这里觉得FeaturePyramidNetwork的对FPN的实现写的还蛮简洁精妙的,这里对其中的forward部分做一些注释:
def forward(self, x):
# 输入的x是OrdereDict,将key和value解包成list
names = list(x.keys())
x = list(x.values())
# innner_blocks是一个包含很多个1*1卷积的ModuleList
# inner_block通过1*1卷积改变输入feature的通道数到out_channels
# 对于top的feature只做inner_block输出就好了
last_inner = self.inner_blocks[-1](x[-1])
results = []
results.append(self.layer_blocks[-1](last_inner))
# 因为已经对top feature做过处理,所以循环中[:-1][::-1]刨除对top feature的操作
for feature, inner_block, layer_block in zip(
x[:-1][::-1], self.inner_blocks[:-1][::-1], self.layer_blocks[:-1][::-1]
):
if not inner_block:
continue
# 先对输入的feature的inner_block的1*1卷积
inner_lateral = inner_block(feature)
feat_shape = inner_lateral.shape[-2:]
# last_inner是保存的邻近top层的feature
# interpolate即上采样upsample
inner_top_down = F.interpolate(last_inner, size=feat_shape, mode="nearest")
# 融合当前feature和top层feature
last_inner = inner_lateral + inner_top_down
# 降feature插入到result list的最前面
results.insert(0, layer_block(last_inner))
# 如果定义了extra_blocks,则对x特定的层做额外操作
# 比如这里实现的fpn中对last feature做了maxpooling后当做一个新的feature输出
if self.extra_blocks is not None:
results, names = self.extra_blocks(results, x, names)
# make it back an OrderedDict
out = OrderedDict([(k, v) for k, v in zip(names, results)])
return out
可以对照着下图看一下代码中的变量和注释(灵魂画手只能帮大家到这里了):
至此,torchvision中backbone + fpn的操作实现完毕,不妨来看看torchvision是怎么使用的,在torchvision/models/detection/backbone_utils.py中可以看到这部分代码:
def resnet_fpn_backbone(backbone_name, pretrained):
# 定义backbone(resnet)
backbone = resnet.__dict__[backbone_name](
pretrained=pretrained,
norm_layer=misc_nn_ops.FrozenBatchNorm2d)

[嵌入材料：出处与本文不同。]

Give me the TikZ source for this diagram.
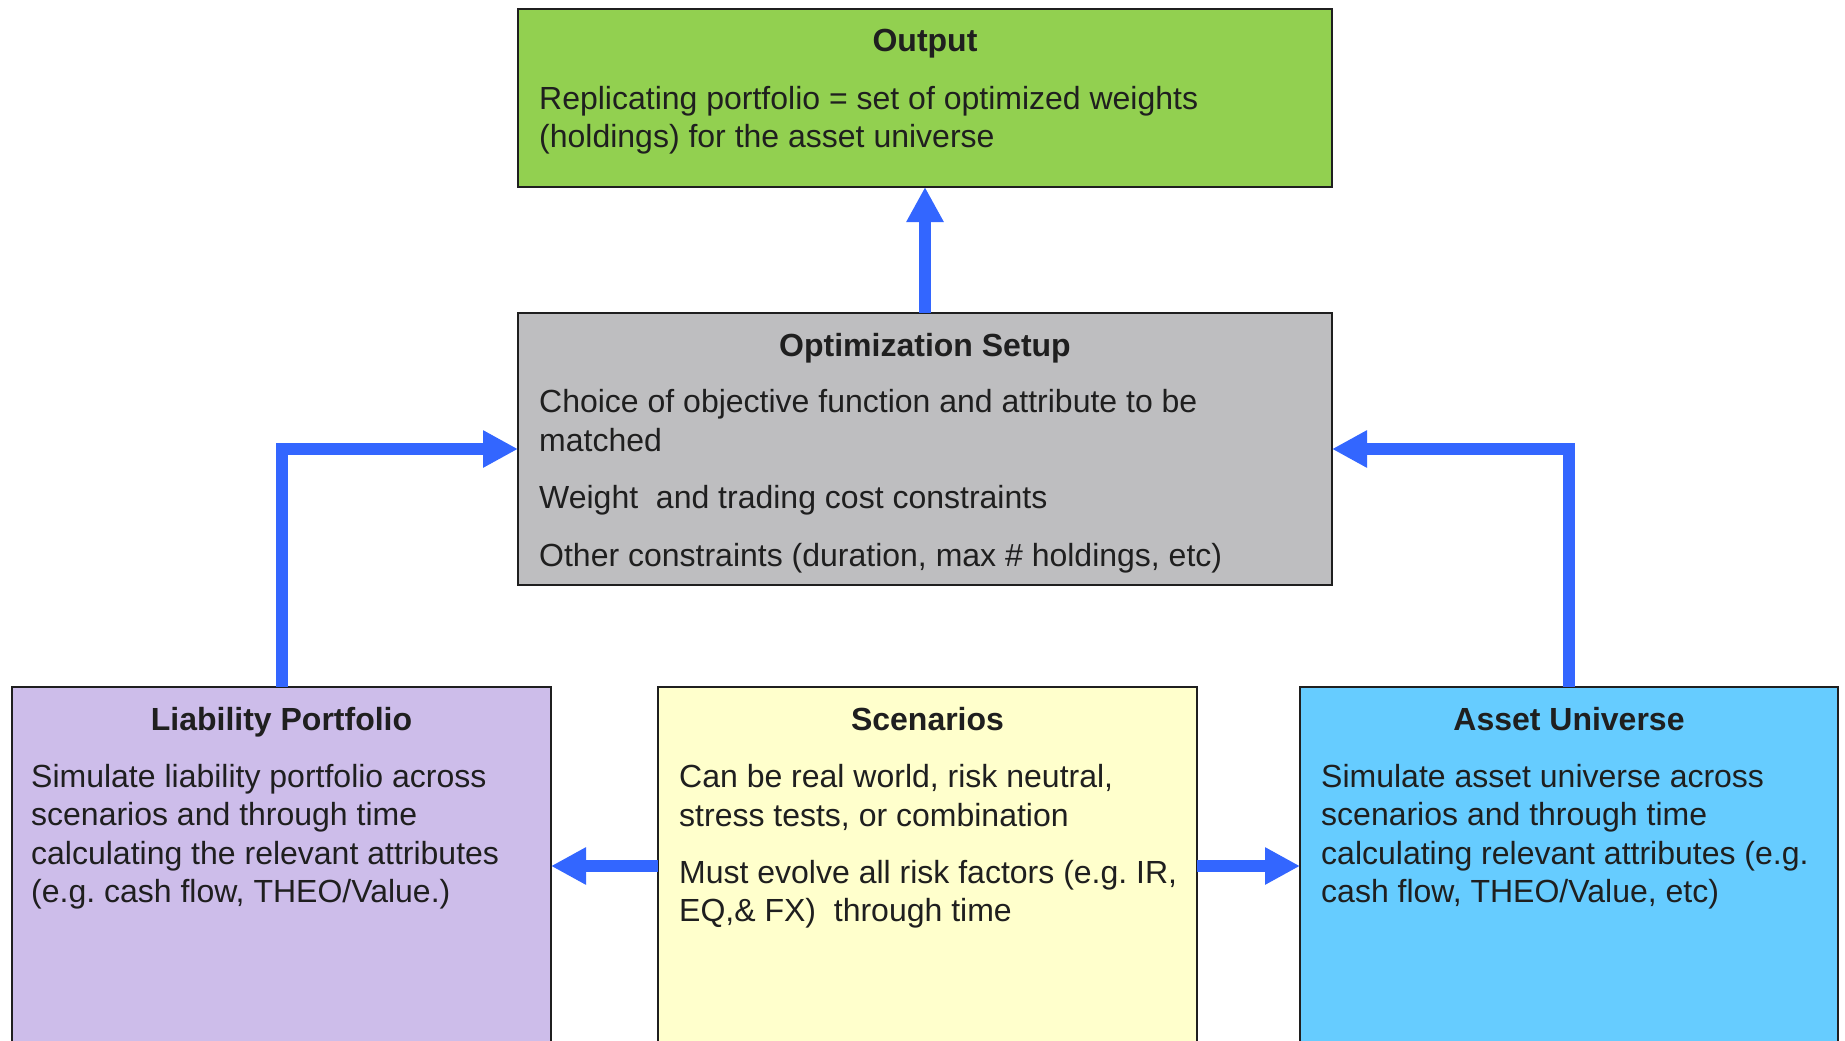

# 冻结除layer2/layer3/layer4外的其他层
for name, parameter in backbone.named_parameters():
if 'layer2' not in name and 'layer3' not in name and 'layer4' not in name:
parameter.requires_grad_(False)
# 需要做fpn的层是layer0~3,并且将fpn返回的feature封装了新的名字‘0’~‘3’
return_layers = {'layer1': 0, 'layer2': 1, 'layer3': 2, 'layer4': 3}
# 输出特征通道统一为256
in_channels_stage2 = 256
# 对应layer0~3的输入通道,为256~256*8
in_channels_list = [
in_channels_stage2,
in_channels_stage2 * 2,
in_channels_stage2 * 4,
in_channels_stage2 * 8,
]
out_channels = 256
# 返回BackboneWithFPN实例
return BackboneWithFPN(backbone, return_layers, in_channels_list, out_channels)
这样通过调用resnet_fpn_backbone函数,就会生成一个对应resnet+fpn的骨干网络模型。